Retail media networks, where retailers sell advertising on their owned platforms, are the fastest growing category in Australian digital advertising. IAB Australia estimates the category grew 35% in 2025 and is on track for similar growth in 2026. Amazon, Woolworths (via Cartology), Coles (via Coles 360) and Chemist Warehouse are the primary players.
The value proposition for advertisers is closed-loop measurement. Unlike Google or Meta, retail media platforms can connect ad exposure directly to purchase. A sponsored product ad on Amazon leads to a purchase on Amazon, and the attribution is deterministic rather than modelled. For CPG brands spending significant budgets on trade marketing, this level of measurement clarity is genuinely new.
Growth in Australian retail media advertising in 2025, the fastest growing digital ad category (IAB Australia)
The challenge is that retail media budgets are not purely incremental. For most brands, the money is coming from a combination of trade marketing budgets (previously spent on in-store promotions and co-op programs), digital advertising budgets (shifted from Google Shopping and Meta), and brand budgets (reallocated from upper-funnel campaigns). The net effect is budget fragmentation across an increasing number of platforms, each with its own campaign management interface, creative specifications and reporting format.
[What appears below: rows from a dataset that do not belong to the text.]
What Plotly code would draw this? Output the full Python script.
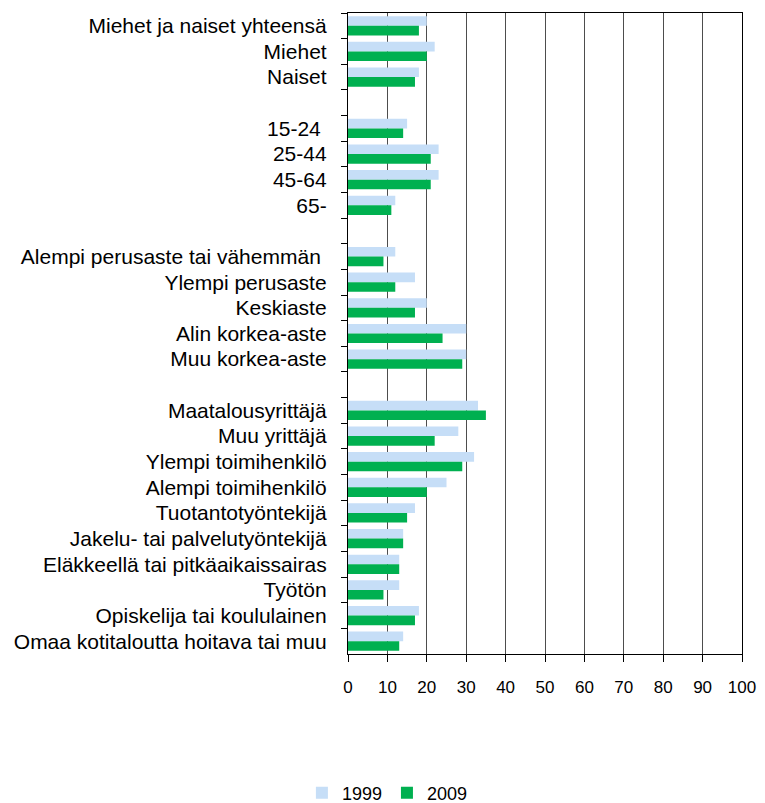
import plotly.graph_objects as go

categories = [
    "Miehet ja naiset yhteensä", "Miehet", "Naiset", "\u00a0",
    "15-24\u00a0", "25-44", "45-64", "65-", "\u00a0\u00a0",
    "Alempi perusaste tai vähemmän\u00a0", "Ylempi perusaste", "Keskiaste",
    "Alin korkea-aste", "Muu korkea-aste", "\u00a0\u00a0\u00a0",
    "Maatalousyrittäjä", "Muu yrittäjä", "Ylempi toimihenkilö",
    "Alempi toimihenkilö", "Tuotantotyöntekijä", "Jakelu- tai palvelutyöntekijä",
    "Eläkkeellä tai pitkäaikaissairas", "Työtön", "Opiskelija tai koululainen",
    "Omaa kotitaloutta hoitava tai muu",
]
values_1999 = [20, 22, 18, None, 15, 23, 23, 12, None, 12, 17, 20, 30, 30, None,
               33, 28, 32, 25, 17, 14, 13, 13, 18, 14]
values_2009 = [18, 20, 17, None, 14, 21, 21, 11, None, 9, 12, 17, 24, 29, None,
               35, 22, 29, 20, 15, 14, 13, 9, 17, 13]
x_ticks = list(range(0, 101, 10))

FONT = "Liberation Sans, Arial, sans-serif"

fig = go.Figure()
fig.add_trace(go.Bar(y=categories, x=values_1999, orientation="h", name="1999",
                     marker=dict(color="#C6DEF7", line=dict(width=0))))
fig.add_trace(go.Bar(y=categories, x=values_2009, orientation="h", name="2009",
                     marker=dict(color="#00B050", line=dict(width=0))))

fig.update_layout(
    width=757, height=795,
    barmode="group", bargap=0.25, bargroupgap=0.0,
    plot_bgcolor="white", paper_bgcolor="white",
    margin=dict(l=340, r=23, t=5, b=149, autoexpand=False),
    font=dict(family=FONT, size=18, color="#000000"),
    legend=dict(orientation="h", x=0.1, xanchor="center", y=-0.2168, yanchor="middle",
                font=dict(size=18), traceorder="normal", itemwidth=30,
                bgcolor="rgba(0,0,0,0)"),
    showlegend=True,
)
fig.update_xaxes(
    range=[0, 100], tickvals=x_ticks, ticktext=[str(v) for v in x_ticks],
    showgrid=True, gridcolor="#4d4d4d", gridwidth=1.4,
    showline=True, linecolor="#000000", linewidth=1.3, mirror=True,
    ticks="outside", ticklen=7, tickcolor="#000000", zeroline=False,
    tickfont=dict(size=17), automargin=False, ticklabelstandoff=10,
)
fig.update_yaxes(
    categoryorder="array", categoryarray=categories, autorange="reversed",
    tickson="boundaries", ticks="outside", ticklen=6, tickcolor="#000000",
    showline=True, linecolor="#000000", linewidth=1.3, mirror=True,
    showgrid=False, tickfont=dict(size=21), automargin=False, ticklabelstandoff=16,
)

fig.write_html("out.html")
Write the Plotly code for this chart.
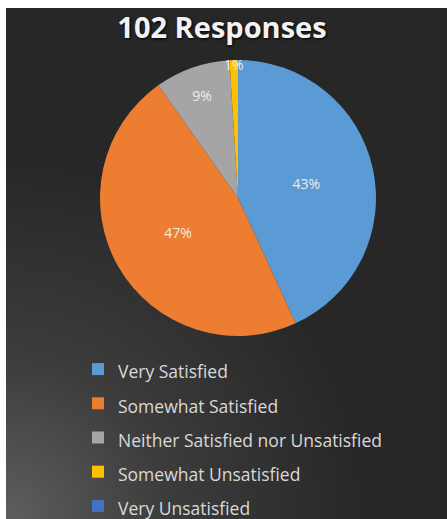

Amazon's particular advantage in Australia is its marketplace data. The platform knows what consumers browse, add to cart, purchase and repurchase. That first-party data set is more granular than anything Google or Meta can offer for product purchase behaviour. For brands selling on Amazon, the advertising platform is less an option and more an operating cost.
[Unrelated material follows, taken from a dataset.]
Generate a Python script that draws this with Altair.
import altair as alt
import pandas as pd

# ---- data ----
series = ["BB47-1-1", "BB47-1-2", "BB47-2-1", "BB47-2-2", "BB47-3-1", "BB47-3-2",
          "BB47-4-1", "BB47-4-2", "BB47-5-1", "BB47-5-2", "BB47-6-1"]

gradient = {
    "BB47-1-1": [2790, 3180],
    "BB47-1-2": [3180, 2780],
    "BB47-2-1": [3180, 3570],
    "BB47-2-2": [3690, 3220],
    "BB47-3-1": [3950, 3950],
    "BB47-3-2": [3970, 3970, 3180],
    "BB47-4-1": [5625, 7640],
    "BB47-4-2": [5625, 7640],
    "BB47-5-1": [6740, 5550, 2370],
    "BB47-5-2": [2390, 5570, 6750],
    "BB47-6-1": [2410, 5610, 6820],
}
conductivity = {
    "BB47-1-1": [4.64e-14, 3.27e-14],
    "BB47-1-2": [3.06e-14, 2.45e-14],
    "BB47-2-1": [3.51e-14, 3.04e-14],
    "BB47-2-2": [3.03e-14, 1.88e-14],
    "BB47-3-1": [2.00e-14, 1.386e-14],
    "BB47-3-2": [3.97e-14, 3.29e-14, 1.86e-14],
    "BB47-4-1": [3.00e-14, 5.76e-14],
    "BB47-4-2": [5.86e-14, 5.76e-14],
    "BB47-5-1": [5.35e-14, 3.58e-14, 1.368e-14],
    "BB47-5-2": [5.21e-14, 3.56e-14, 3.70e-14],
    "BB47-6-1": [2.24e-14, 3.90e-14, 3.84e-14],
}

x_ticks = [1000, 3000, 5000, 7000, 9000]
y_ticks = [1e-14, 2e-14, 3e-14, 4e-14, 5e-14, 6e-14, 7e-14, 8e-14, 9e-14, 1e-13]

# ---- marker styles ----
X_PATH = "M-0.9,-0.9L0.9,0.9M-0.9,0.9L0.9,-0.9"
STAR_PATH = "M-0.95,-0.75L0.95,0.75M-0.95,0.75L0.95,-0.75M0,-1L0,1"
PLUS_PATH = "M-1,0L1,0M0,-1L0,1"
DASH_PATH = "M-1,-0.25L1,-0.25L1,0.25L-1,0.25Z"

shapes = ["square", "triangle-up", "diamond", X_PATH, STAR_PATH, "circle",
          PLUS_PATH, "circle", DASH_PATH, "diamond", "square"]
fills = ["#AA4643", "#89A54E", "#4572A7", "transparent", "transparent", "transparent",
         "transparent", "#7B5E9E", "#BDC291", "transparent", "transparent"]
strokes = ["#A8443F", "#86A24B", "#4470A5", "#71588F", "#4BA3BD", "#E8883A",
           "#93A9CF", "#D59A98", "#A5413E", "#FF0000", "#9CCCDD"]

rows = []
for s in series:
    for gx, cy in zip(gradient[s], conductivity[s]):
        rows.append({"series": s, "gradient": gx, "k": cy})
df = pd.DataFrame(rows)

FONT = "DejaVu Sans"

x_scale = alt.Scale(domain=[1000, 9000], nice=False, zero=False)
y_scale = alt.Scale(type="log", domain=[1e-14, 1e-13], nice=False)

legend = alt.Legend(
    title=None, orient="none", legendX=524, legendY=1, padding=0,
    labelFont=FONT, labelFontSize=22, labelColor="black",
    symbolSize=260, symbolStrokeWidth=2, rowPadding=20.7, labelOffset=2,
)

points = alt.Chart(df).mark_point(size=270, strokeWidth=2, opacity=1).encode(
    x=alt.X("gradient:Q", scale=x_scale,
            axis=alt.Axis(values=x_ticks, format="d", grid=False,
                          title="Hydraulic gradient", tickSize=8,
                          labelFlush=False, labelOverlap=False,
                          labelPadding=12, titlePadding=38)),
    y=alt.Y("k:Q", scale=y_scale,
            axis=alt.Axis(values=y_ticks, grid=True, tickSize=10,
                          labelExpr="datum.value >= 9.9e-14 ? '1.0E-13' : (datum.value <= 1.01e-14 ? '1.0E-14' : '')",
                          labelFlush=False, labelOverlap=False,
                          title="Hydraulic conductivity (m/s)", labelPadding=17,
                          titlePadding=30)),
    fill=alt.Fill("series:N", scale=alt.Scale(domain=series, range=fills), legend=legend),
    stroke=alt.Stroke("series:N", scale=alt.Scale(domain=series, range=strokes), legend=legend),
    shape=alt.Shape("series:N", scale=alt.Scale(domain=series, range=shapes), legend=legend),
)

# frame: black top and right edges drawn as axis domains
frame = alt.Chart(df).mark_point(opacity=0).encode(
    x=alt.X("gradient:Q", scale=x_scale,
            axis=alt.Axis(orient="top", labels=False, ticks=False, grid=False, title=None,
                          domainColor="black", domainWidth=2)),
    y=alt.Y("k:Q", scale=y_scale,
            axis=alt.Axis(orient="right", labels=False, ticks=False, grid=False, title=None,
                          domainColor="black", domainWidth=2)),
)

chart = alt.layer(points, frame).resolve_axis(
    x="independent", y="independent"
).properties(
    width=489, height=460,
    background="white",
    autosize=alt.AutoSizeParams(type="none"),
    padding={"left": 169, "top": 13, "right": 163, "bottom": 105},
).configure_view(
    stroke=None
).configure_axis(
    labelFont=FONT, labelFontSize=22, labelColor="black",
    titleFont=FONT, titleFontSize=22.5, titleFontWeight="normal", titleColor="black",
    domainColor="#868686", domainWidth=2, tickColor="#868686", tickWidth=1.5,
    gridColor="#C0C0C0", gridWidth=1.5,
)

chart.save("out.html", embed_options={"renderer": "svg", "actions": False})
The implications extend beyond Amazon sellers. Amazon's demand-side platform (DSP) allows brands to use Amazon's audience data for programmatic advertising across the open web. A brand can target Amazon shoppers who browsed a competitor's product and serve them display ads on news sites and content publishers. This capability puts Amazon in direct competition with Google and Meta for upper-funnel brand advertising.
Why it matters
Retail media is reshaping how Australian brands allocate marketing budgets. The channel offers measurement advantages that search and social cannot match, but it also creates a pay-to-play dynamic where organic visibility on retail platforms declines as advertising inventory expands. Brands that do not invest in retail media risk losing shelf visibility on the fastest growing e-commerce platform in Australia.
What to do about it
If you sell on Amazon Australia, treat Sponsored Products as a cost of doing business, not a discretionary ad spend. Start with auto-targeting campaigns to build keyword data, then migrate to manual campaigns with product-level ROAS targets. If you sell through Woolworths or Coles, engage with Cartology and Coles 360 sales teams now. Review your total trade marketing budget and identify where retail media should sit alongside traditional trade spend. The brands that integrate retail media into their channel strategy early will build data advantages that compound.